Harlequin commissioned a formal whitepaper from Professor Stephen Westland and researcher Soojin Lee exploring the relationship between colour choice, psychological wellbeing, and personal identity in interior spaces. This is not the kind of thing a brand does for show — it reflects how seriously the design team takes the question of why certain colour combinations feel right and others do not. The research feeds back into the collection development process, which is why the palettes in Harlequin's rug range tend to feel considered rather than arbitrary. The colours do not clash because they have been thought about in relation to each other from the beginning, not assembled from trend reports.
The rug collections span a wide tonal and structural range. The Anthology series takes an abstract approach — layered texture, tonal depth, surfaces that change character depending on the light direction. Zeal and Momentum lean into geometric structure with sharp contrast and a more graphic visual language. Salinas draws on natural and organic references — the textures of coastlines and eroded surfaces — with a softer, more irregular palette. Pebble Shore and Kaleidoscope explore what happens when pattern operates at the level of texture rather than motif.
Construction is hand-tufted throughout, in pure new wool. Pile weight and density are consistent with rugs designed for domestic use over years rather than for showroom display.

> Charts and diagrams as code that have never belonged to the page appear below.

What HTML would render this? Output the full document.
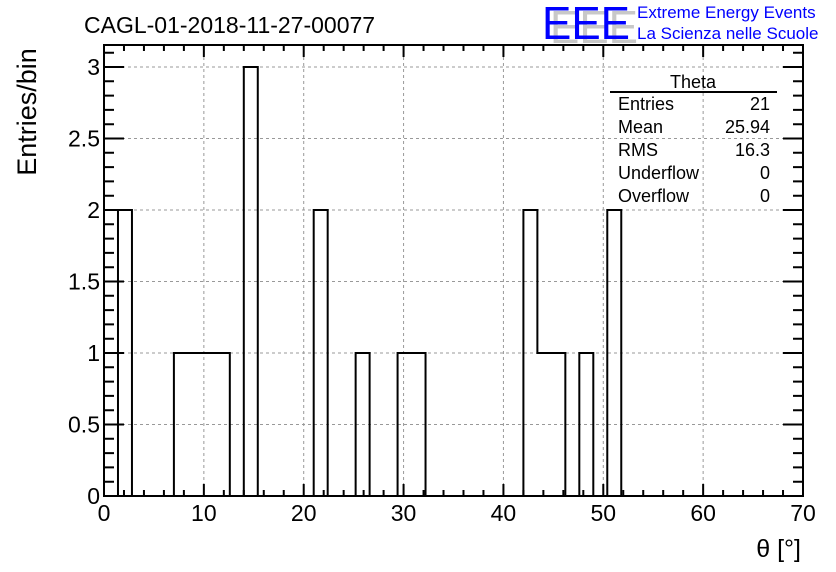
<!DOCTYPE html>
<html><head><meta charset="utf-8"><style>
body{margin:0;background:#fff;}
svg{display:block;font-family:"Liberation Sans",sans-serif;}
</style></head><body>
<svg id="c" width="836" height="572" viewBox="0 0 836 572">
<text x="84" y="33" font-size="23">CAGL-01-2018-11-27-00077</text>
<g>
<text x="546" y="40" font-size="46" fill="#c8c8c8" textLength="88" lengthAdjust="spacingAndGlyphs" transform="translate(4,3)">EEE</text>
<text x="542" y="39" font-size="46" fill="#0000ff" textLength="88" lengthAdjust="spacingAndGlyphs">EEE</text>
<text x="637" y="18" font-size="17" fill="#0000ff">Extreme Energy Events</text>
<text x="637" y="39" font-size="17" fill="#0000ff">La Scienza nelle Scuole</text>
</g>
<g id="grid"></g>
<g id="ticks"></g>
<path id="hist" fill="none" stroke="#000" stroke-width="2"/>
<rect x="104" y="45" width="699" height="451" fill="none" stroke="#000" stroke-width="2"/>
<text x="36" y="112" font-size="27" transform="rotate(-90 36 112)" text-anchor="middle">Entries/bin</text>
<text x="801" y="557" font-size="25" text-anchor="end">θ [°]</text>
<g font-size="18">
<text x="693" y="88" text-anchor="middle">Theta</text>
<line x1="610" y1="92" x2="777" y2="92" stroke="#000" stroke-width="2"/>
<text x="618" y="110">Entries</text><text x="770" y="110" text-anchor="end">21</text>
<text x="618" y="133">Mean</text><text x="770" y="133" text-anchor="end">25.94</text>
<text x="618" y="156">RMS</text><text x="770" y="156" text-anchor="end">16.3</text>
<text x="618" y="179">Underflow</text><text x="770" y="179" text-anchor="end">0</text>
<text x="618" y="202">Overflow</text><text x="770" y="202" text-anchor="end">0</text>
</g>
<g id="labels" font-size="23"></g>
</svg>
<script>
const binCounts=[0,2,0,0,0,1,1,1,1,0,3,0,0,0,0,2,0,0,1,0,0,1,1,0,0,0,0,0,0,0,2,1,1,0,1,0,2,0,0,0,0,0,0,0,0,0,0,0,0,0];
const binWidth=1.4;
const xTicks=[0,10,20,30,40,50,60,70];
const yTicks=[0,0.5,1,1.5,2,2.5,3];
const yTickLabels=["0","0.5","1","1.5","2","2.5","3"];
const X0=104,X1=803,Y0=496,xMax=70,yPx=143;
const xs=v=>X0+(X1-X0)*v/xMax, ys=v=>Y0-v*yPx;
const NS="http://www.w3.org/2000/svg";
function mk(t,a,p){const e=document.createElementNS(NS,t);for(const k in a)e.setAttribute(k,a[k]);p.appendChild(e);return e;}
const grid=document.getElementById('grid'),tk=document.getElementById('ticks'),lb=document.getElementById('labels');
xTicks.forEach(v=>{
 if(v>0&&v<xMax){const l=mk('line',{x1:xs(v),x2:xs(v),y1:45,y2:Y0,stroke:'#999','stroke-dasharray':'3,3'},grid);
 
 }
 const t=mk('text',{x:xs(v),y:521,'text-anchor':'middle'},lb);t.textContent=v;
 
 
});
yTicks.forEach((v,i)=>{
 if(v>0){const l=mk('line',{x1:X0,x2:X1,y1:ys(v),y2:ys(v),stroke:'#999','stroke-dasharray':'3,3'},grid);
 
 }
 const t=mk('text',{x:100,y:ys(v)+8,'text-anchor':'end'},lb);t.textContent=yTickLabels[i];
 
 
});
let d='';
for(let v=0;v<=xMax+0.01;v+=2){const big=v%10===0;const h=big?12:6;
 d+=`M${xs(v)},${Y0}v${-h}M${xs(v)},45v${h}`;}
for(let i=0;i*0.1<=3.15;i++){const v=i*0.1;const big=i%5===0;const h=big?20:10;
 d+=`M${X0},${ys(v)}h${h}M${X1},${ys(v)}h${-h}`;}
mk('path',{d:d,stroke:'#000','stroke-width':2,fill:'none'},tk);
let p=`M${xs(0)},${ys(0)}`;let prev=0;
binCounts.forEach((c,i)=>{const x=xs(i*binWidth);p+=`L${x},${ys(prev)}L${x},${ys(c)}`;prev=c;});
p+=`L${xs(binCounts.length*binWidth)},${ys(prev)}L${xs(binCounts.length*binWidth)},${ys(0)}`;
document.getElementById('hist').setAttribute('d',p);
</script>
</body></html>
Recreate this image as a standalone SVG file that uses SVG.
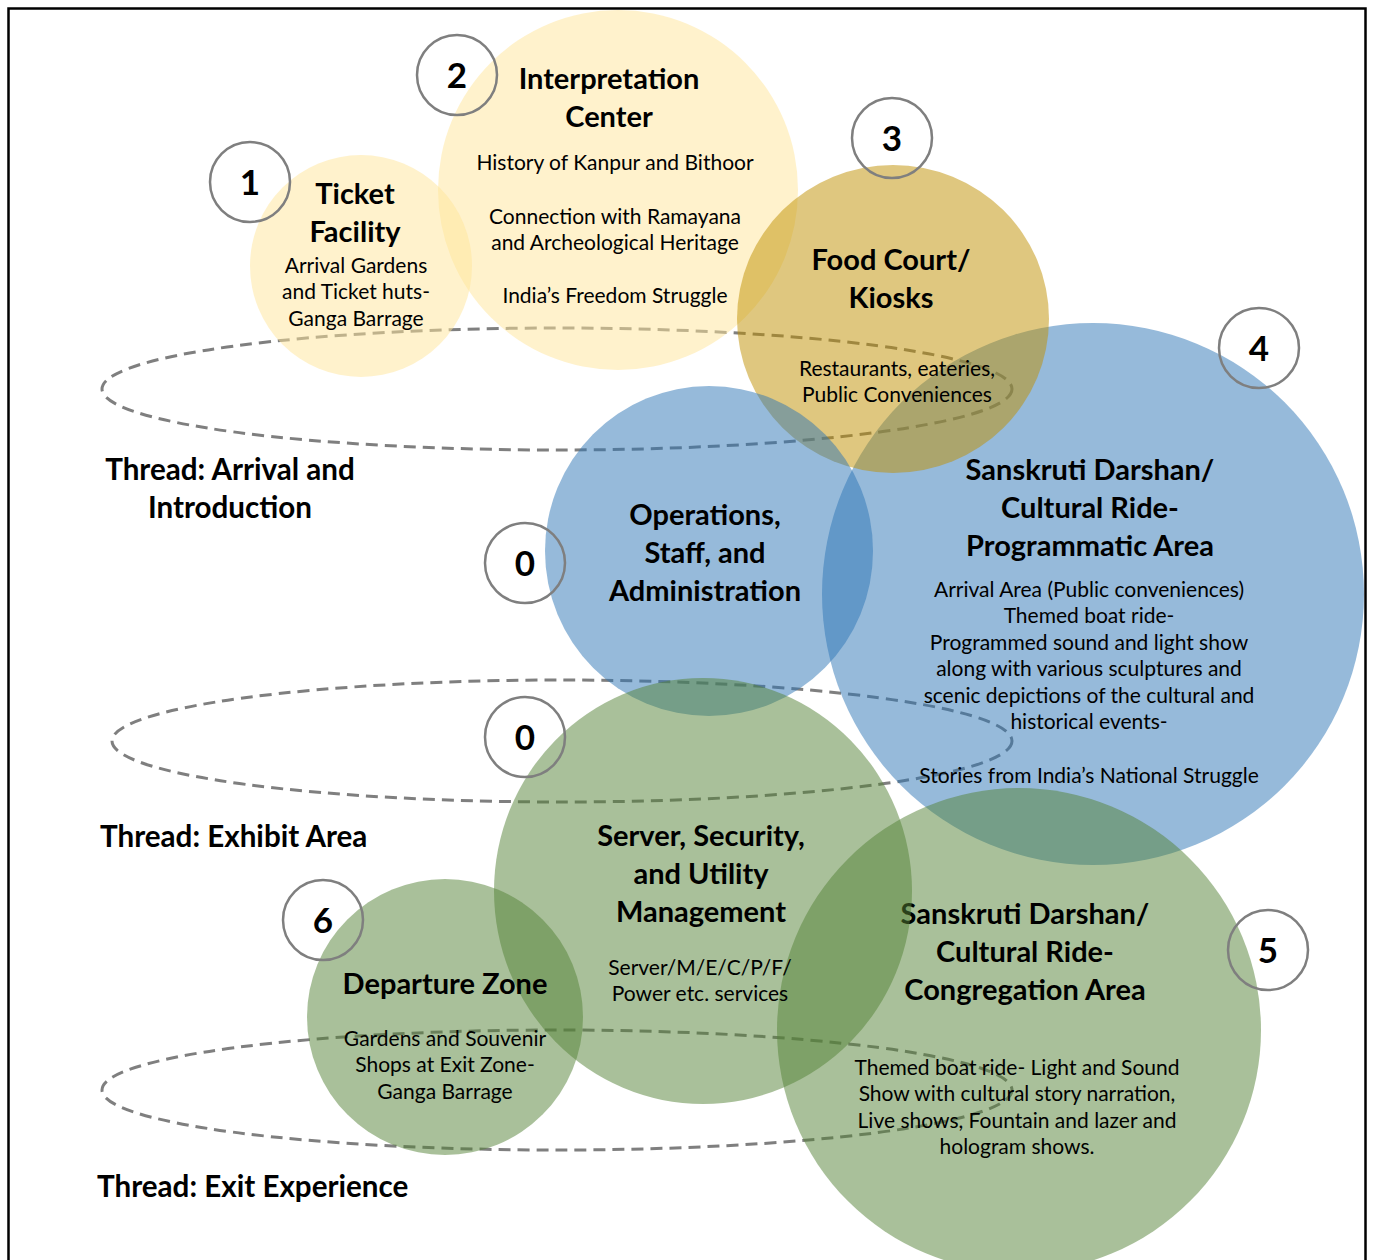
<svg xmlns="http://www.w3.org/2000/svg" width="1373" height="1260" viewBox="0 0 1373 1260">
<style>
.thr{fill:none;stroke:#7F7F7F;stroke-width:3;stroke-dasharray:12 7}
.y{fill:#FFE699;fill-opacity:.5}
.gd{fill:#BF9000;fill-opacity:.5}
.bl{fill:#2E75B6;fill-opacity:.5}
.gr{fill:#548235;fill-opacity:.5}
.num{fill:none;stroke:#7F7F7F;stroke-width:2.5}
text{font-family:Lato,"Noto Sans","Liberation Sans",sans-serif;fill:#000;text-anchor:middle}
.t{font-size:29px;font-weight:bold}
.b{font-size:21px}
.n{font-size:35px;font-weight:bold}
.lab{font-size:29.6px;font-weight:bold}
</style>
<rect x="0" y="0" width="1373" height="1260" fill="#fff"/>
<rect x="8.5" y="8.5" width="1357" height="1270" fill="none" stroke="#000" stroke-width="2.5"/>
<g id="threads">
<ellipse class="thr" cx="557" cy="389" rx="455" ry="61"/>
<ellipse class="thr" cx="562" cy="741" rx="450" ry="61"/>
<ellipse class="thr" cx="557" cy="1090" rx="455" ry="60"/>
</g>
<g id="thread-labels">
<text class="lab" x="230" y="480">Thread: Arrival and</text>
<text class="lab" x="230" y="518">Introduction</text>
<text class="lab" x="100" y="847" style="text-anchor:start">Thread: Exhibit Area</text>
<text class="lab" x="97" y="1197" style="text-anchor:start">Thread: Exit Experience</text>
</g>
<g id="node-2-interpretation">
<ellipse class="y" cx="618" cy="190" rx="180" ry="180"/>
<circle class="num" cx="457" cy="75" r="40"/>
<text class="n" x="457" y="88">2</text>
<text class="t" x="609" y="89">Interpretation</text>
<text class="t" x="609" y="127">Center</text>
<text class="b" x="615" y="170">History of Kanpur and Bithoor</text>
<text class="b" x="615" y="224">Connection with Ramayana</text>
<text class="b" x="615" y="250">and Archeological Heritage</text>
<text class="b" x="615" y="303">India’s Freedom Struggle</text>
</g>
<g id="node-1-ticket">
<ellipse class="y" cx="361" cy="266" rx="111" ry="111"/>
<circle class="num" cx="250" cy="182" r="40"/>
<text class="n" x="250" y="195">1</text>
<text class="t" x="355" y="204">Ticket</text>
<text class="t" x="355" y="242">Facility</text>
<text class="b" x="356" y="273">Arrival Gardens</text>
<text class="b" x="356" y="299">and Ticket huts-</text>
<text class="b" x="356" y="326">Ganga Barrage</text>
</g>
<g id="node-4-programmatic">
<ellipse class="bl" cx="1093" cy="594" rx="271" ry="271"/>
<circle class="num" cx="1259" cy="348" r="40"/>
<text class="n" x="1259" y="361">4</text>
<text class="t" x="1090" y="480">Sanskruti Darshan/</text>
<text class="t" x="1090" y="518">Cultural Ride-</text>
<text class="t" x="1090" y="556">Programmatic Area</text>
<text class="b" x="1089" y="597">Arrival Area (Public conveniences)</text>
<text class="b" x="1089" y="623">Themed boat ride-</text>
<text class="b" x="1089" y="650">Programmed sound and light show</text>
<text class="b" x="1089" y="676">along with various sculptures and</text>
<text class="b" x="1089" y="703">scenic depictions of the cultural and</text>
<text class="b" x="1089" y="729">historical events-</text>
<text class="b" x="1089" y="783">Stories from India’s National Struggle</text>
</g>
<g id="node-3-food">
<ellipse class="gd" cx="893" cy="319" rx="156" ry="154"/>
<circle class="num" cx="892" cy="138" r="40"/>
<text class="n" x="892" y="151">3</text>
<text class="t" x="891" y="270">Food Court/</text>
<text class="t" x="891" y="308">Kiosks</text>
<text class="b" x="897" y="376">Restaurants, eateries,</text>
<text class="b" x="897" y="402">Public Conveniences</text>
</g>
<g id="node-0-operations">
<ellipse class="bl" cx="709" cy="551" rx="164" ry="165"/>
<circle class="num" cx="525" cy="563" r="40"/>
<text class="n" x="525" y="576">0</text>
<text class="t" x="705" y="525">Operations,</text>
<text class="t" x="705" y="563">Staff, and</text>
<text class="t" x="705" y="601">Administration</text>
</g>
<g id="node-5-congregation">
<ellipse class="gr" cx="1019" cy="1030" rx="242" ry="242"/>
<circle class="num" cx="1268" cy="950" r="40"/>
<text class="n" x="1268" y="963">5</text>
<text class="t" x="1025" y="924">Sanskruti Darshan/</text>
<text class="t" x="1025" y="962">Cultural Ride-</text>
<text class="t" x="1025" y="1000">Congregation Area</text>
<text class="b" x="1017" y="1075">Themed boat ride- Light and Sound</text>
<text class="b" x="1017" y="1101">Show with cultural story narration,</text>
<text class="b" x="1017" y="1128">Live shows, Fountain and lazer and</text>
<text class="b" x="1017" y="1154">hologram shows.</text>
</g>
<g id="node-0-server">
<ellipse class="gr" cx="703" cy="891" rx="209" ry="213"/>
<circle class="num" cx="525" cy="737" r="40"/>
<text class="n" x="525" y="750">0</text>
<text class="t" x="701" y="846">Server, Security,</text>
<text class="t" x="701" y="884">and Utility</text>
<text class="t" x="701" y="922">Management</text>
<text class="b" x="700" y="975">Server/M/E/C/P/F/</text>
<text class="b" x="700" y="1001">Power etc. services</text>
</g>
<g id="node-6-departure">
<ellipse class="gr" cx="445" cy="1017" rx="138" ry="138"/>
<circle class="num" cx="323" cy="920" r="40"/>
<text class="n" x="323" y="933">6</text>
<text class="t" x="445" y="994">Departure Zone</text>
<text class="b" x="445" y="1046">Gardens and Souvenir</text>
<text class="b" x="445" y="1072">Shops at Exit Zone-</text>
<text class="b" x="445" y="1099">Ganga Barrage</text>
</g>
</svg>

The colour accuracy in the finished pieces — the way the woven surface matches the design intent — reflects the care Brink & Campman take in yarn selection and manufacturing process, which is the part of rug production most brands are least transparent about.
For interiors built around a specific colour story, Harlequin is one of the more reliable places to start — the palette range is genuine, the design thinking behind it is traceable, and the physical quality supports the visual ambition.